◆ Provided material:
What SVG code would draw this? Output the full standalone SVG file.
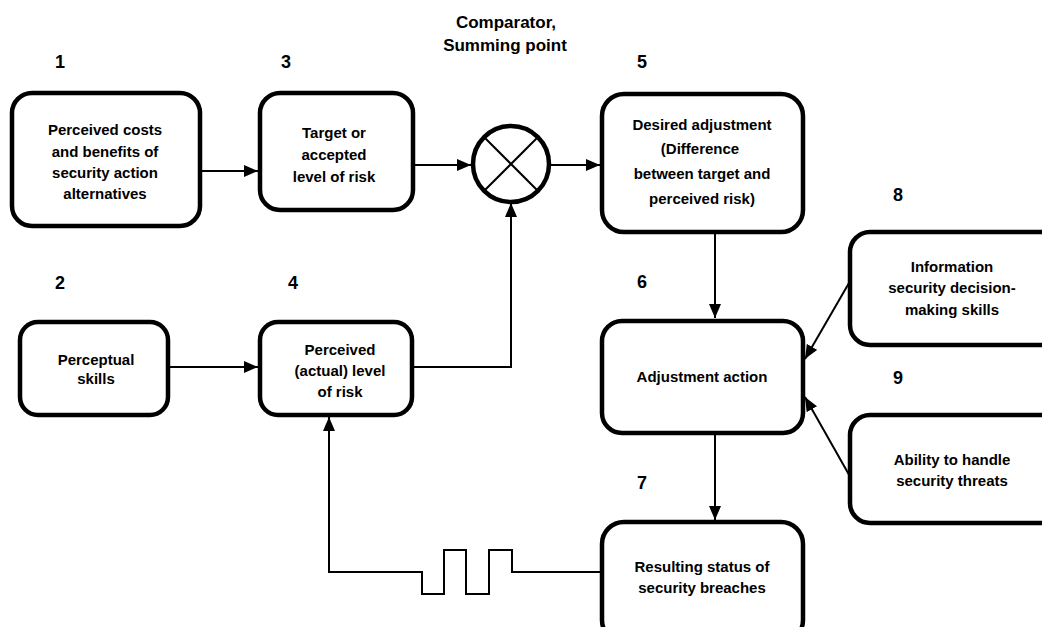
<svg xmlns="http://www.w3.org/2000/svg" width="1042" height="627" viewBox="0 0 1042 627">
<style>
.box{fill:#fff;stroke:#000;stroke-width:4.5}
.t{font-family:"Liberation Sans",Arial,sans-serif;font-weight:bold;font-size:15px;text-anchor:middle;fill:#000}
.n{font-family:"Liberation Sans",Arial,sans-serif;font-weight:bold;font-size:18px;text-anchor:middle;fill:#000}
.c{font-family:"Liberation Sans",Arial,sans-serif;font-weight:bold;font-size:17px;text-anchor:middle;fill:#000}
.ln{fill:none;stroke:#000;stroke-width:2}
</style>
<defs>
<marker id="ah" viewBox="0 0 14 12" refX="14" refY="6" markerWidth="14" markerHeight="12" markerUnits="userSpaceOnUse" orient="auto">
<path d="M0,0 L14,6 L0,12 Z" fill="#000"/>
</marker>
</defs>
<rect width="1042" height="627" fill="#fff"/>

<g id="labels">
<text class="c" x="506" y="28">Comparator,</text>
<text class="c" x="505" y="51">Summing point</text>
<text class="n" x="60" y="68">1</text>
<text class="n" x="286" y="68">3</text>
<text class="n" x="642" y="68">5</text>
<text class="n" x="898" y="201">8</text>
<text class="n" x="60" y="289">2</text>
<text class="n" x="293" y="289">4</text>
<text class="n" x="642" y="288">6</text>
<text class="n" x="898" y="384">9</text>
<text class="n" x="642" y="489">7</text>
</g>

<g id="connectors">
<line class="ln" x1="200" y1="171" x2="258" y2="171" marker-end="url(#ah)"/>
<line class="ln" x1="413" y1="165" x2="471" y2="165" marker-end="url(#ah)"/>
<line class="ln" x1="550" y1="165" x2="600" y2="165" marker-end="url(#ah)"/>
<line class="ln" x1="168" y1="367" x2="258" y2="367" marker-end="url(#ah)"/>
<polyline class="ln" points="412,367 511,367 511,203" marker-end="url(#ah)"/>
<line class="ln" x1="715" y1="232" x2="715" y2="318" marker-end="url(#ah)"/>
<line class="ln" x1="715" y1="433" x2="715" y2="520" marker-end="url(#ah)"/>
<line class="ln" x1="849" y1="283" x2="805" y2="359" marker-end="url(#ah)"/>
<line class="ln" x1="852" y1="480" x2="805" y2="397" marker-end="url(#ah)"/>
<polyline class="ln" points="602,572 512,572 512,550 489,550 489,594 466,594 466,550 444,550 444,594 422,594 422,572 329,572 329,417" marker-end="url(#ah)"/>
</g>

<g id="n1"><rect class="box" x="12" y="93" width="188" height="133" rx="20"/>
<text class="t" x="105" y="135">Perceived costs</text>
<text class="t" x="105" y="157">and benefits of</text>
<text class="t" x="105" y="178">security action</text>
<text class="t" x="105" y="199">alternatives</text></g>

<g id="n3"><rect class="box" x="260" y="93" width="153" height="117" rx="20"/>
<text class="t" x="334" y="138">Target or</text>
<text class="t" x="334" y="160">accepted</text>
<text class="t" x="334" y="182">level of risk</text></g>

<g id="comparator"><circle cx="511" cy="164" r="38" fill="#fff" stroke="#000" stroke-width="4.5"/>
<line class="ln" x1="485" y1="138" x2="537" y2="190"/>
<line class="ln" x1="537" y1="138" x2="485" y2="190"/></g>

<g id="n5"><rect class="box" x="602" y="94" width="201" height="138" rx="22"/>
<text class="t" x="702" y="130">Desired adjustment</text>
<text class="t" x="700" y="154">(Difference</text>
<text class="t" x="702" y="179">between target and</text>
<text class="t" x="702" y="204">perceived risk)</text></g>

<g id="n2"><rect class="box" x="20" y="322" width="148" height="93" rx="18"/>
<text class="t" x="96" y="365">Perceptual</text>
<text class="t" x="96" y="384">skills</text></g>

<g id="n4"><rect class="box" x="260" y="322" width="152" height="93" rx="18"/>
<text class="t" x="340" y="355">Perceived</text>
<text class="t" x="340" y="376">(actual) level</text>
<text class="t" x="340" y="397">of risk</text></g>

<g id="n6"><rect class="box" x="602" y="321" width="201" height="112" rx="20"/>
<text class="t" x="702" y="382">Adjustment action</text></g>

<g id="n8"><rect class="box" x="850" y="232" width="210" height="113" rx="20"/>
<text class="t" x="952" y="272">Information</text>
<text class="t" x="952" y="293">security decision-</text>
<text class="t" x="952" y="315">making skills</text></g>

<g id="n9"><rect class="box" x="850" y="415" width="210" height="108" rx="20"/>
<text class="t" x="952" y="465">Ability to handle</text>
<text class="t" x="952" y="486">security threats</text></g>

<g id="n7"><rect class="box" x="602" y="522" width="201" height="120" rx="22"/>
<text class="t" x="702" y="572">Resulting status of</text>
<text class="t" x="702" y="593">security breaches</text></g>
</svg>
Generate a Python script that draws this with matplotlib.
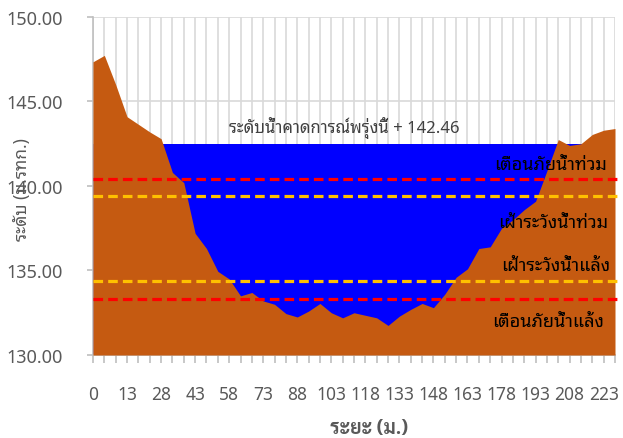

◆ To be done: Quote the preceding records in their entirety, excluding every picture.

◆ Task output:
What SVG code would draw this? Output the full standalone SVG file.
<svg xmlns="http://www.w3.org/2000/svg" width="1042" height="627" viewBox="0 0 1042 627">
<style>
.box{fill:#fff;stroke:#000;stroke-width:4.5}
.t{font-family:"Liberation Sans",Arial,sans-serif;font-weight:bold;font-size:15px;text-anchor:middle;fill:#000}
.n{font-family:"Liberation Sans",Arial,sans-serif;font-weight:bold;font-size:18px;text-anchor:middle;fill:#000}
.c{font-family:"Liberation Sans",Arial,sans-serif;font-weight:bold;font-size:17px;text-anchor:middle;fill:#000}
.ln{fill:none;stroke:#000;stroke-width:2}
</style>
<defs>
<marker id="ah" viewBox="0 0 14 12" refX="14" refY="6" markerWidth="14" markerHeight="12" markerUnits="userSpaceOnUse" orient="auto">
<path d="M0,0 L14,6 L0,12 Z" fill="#000"/>
</marker>
</defs>
<rect width="1042" height="627" fill="#fff"/>

<g id="labels">
<text class="c" x="506" y="28">Comparator,</text>
<text class="c" x="505" y="51">Summing point</text>
<text class="n" x="60" y="68">1</text>
<text class="n" x="286" y="68">3</text>
<text class="n" x="642" y="68">5</text>
<text class="n" x="898" y="201">8</text>
<text class="n" x="60" y="289">2</text>
<text class="n" x="293" y="289">4</text>
<text class="n" x="642" y="288">6</text>
<text class="n" x="898" y="384">9</text>
<text class="n" x="642" y="489">7</text>
</g>

<g id="connectors">
<line class="ln" x1="200" y1="171" x2="258" y2="171" marker-end="url(#ah)"/>
<line class="ln" x1="413" y1="165" x2="471" y2="165" marker-end="url(#ah)"/>
<line class="ln" x1="550" y1="165" x2="600" y2="165" marker-end="url(#ah)"/>
<line class="ln" x1="168" y1="367" x2="258" y2="367" marker-end="url(#ah)"/>
<polyline class="ln" points="412,367 511,367 511,203" marker-end="url(#ah)"/>
<line class="ln" x1="715" y1="232" x2="715" y2="318" marker-end="url(#ah)"/>
<line class="ln" x1="715" y1="433" x2="715" y2="520" marker-end="url(#ah)"/>
<line class="ln" x1="849" y1="283" x2="805" y2="359" marker-end="url(#ah)"/>
<line class="ln" x1="852" y1="480" x2="805" y2="397" marker-end="url(#ah)"/>
<polyline class="ln" points="602,572 512,572 512,550 489,550 489,594 466,594 466,550 444,550 444,594 422,594 422,572 329,572 329,417" marker-end="url(#ah)"/>
</g>

<g id="n1"><rect class="box" x="12" y="93" width="188" height="133" rx="20"/>
<text class="t" x="105" y="135">Perceived costs</text>
<text class="t" x="105" y="157">and benefits of</text>
<text class="t" x="105" y="178">security action</text>
<text class="t" x="105" y="199">alternatives</text></g>

<g id="n3"><rect class="box" x="260" y="93" width="153" height="117" rx="20"/>
<text class="t" x="334" y="138">Target or</text>
<text class="t" x="334" y="160">accepted</text>
<text class="t" x="334" y="182">level of risk</text></g>

<g id="comparator"><circle cx="511" cy="164" r="38" fill="#fff" stroke="#000" stroke-width="4.5"/>
<line class="ln" x1="485" y1="138" x2="537" y2="190"/>
<line class="ln" x1="537" y1="138" x2="485" y2="190"/></g>

<g id="n5"><rect class="box" x="602" y="94" width="201" height="138" rx="22"/>
<text class="t" x="702" y="130">Desired adjustment</text>
<text class="t" x="700" y="154">(Difference</text>
<text class="t" x="702" y="179">between target and</text>
<text class="t" x="702" y="204">perceived risk)</text></g>

<g id="n2"><rect class="box" x="20" y="322" width="148" height="93" rx="18"/>
<text class="t" x="96" y="365">Perceptual</text>
<text class="t" x="96" y="384">skills</text></g>

<g id="n4"><rect class="box" x="260" y="322" width="152" height="93" rx="18"/>
<text class="t" x="340" y="355">Perceived</text>
<text class="t" x="340" y="376">(actual) level</text>
<text class="t" x="340" y="397">of risk</text></g>

<g id="n6"><rect class="box" x="602" y="321" width="201" height="112" rx="20"/>
<text class="t" x="702" y="382">Adjustment action</text></g>

<g id="n8"><rect class="box" x="850" y="232" width="210" height="113" rx="20"/>
<text class="t" x="952" y="272">Information</text>
<text class="t" x="952" y="293">security decision-</text>
<text class="t" x="952" y="315">making skills</text></g>

<g id="n9"><rect class="box" x="850" y="415" width="210" height="108" rx="20"/>
<text class="t" x="952" y="465">Ability to handle</text>
<text class="t" x="952" y="486">security threats</text></g>

<g id="n7"><rect class="box" x="602" y="522" width="201" height="120" rx="22"/>
<text class="t" x="702" y="572">Resulting status of</text>
<text class="t" x="702" y="593">security breaches</text></g>
</svg>
Generate a Python script that draws this with matplotlib.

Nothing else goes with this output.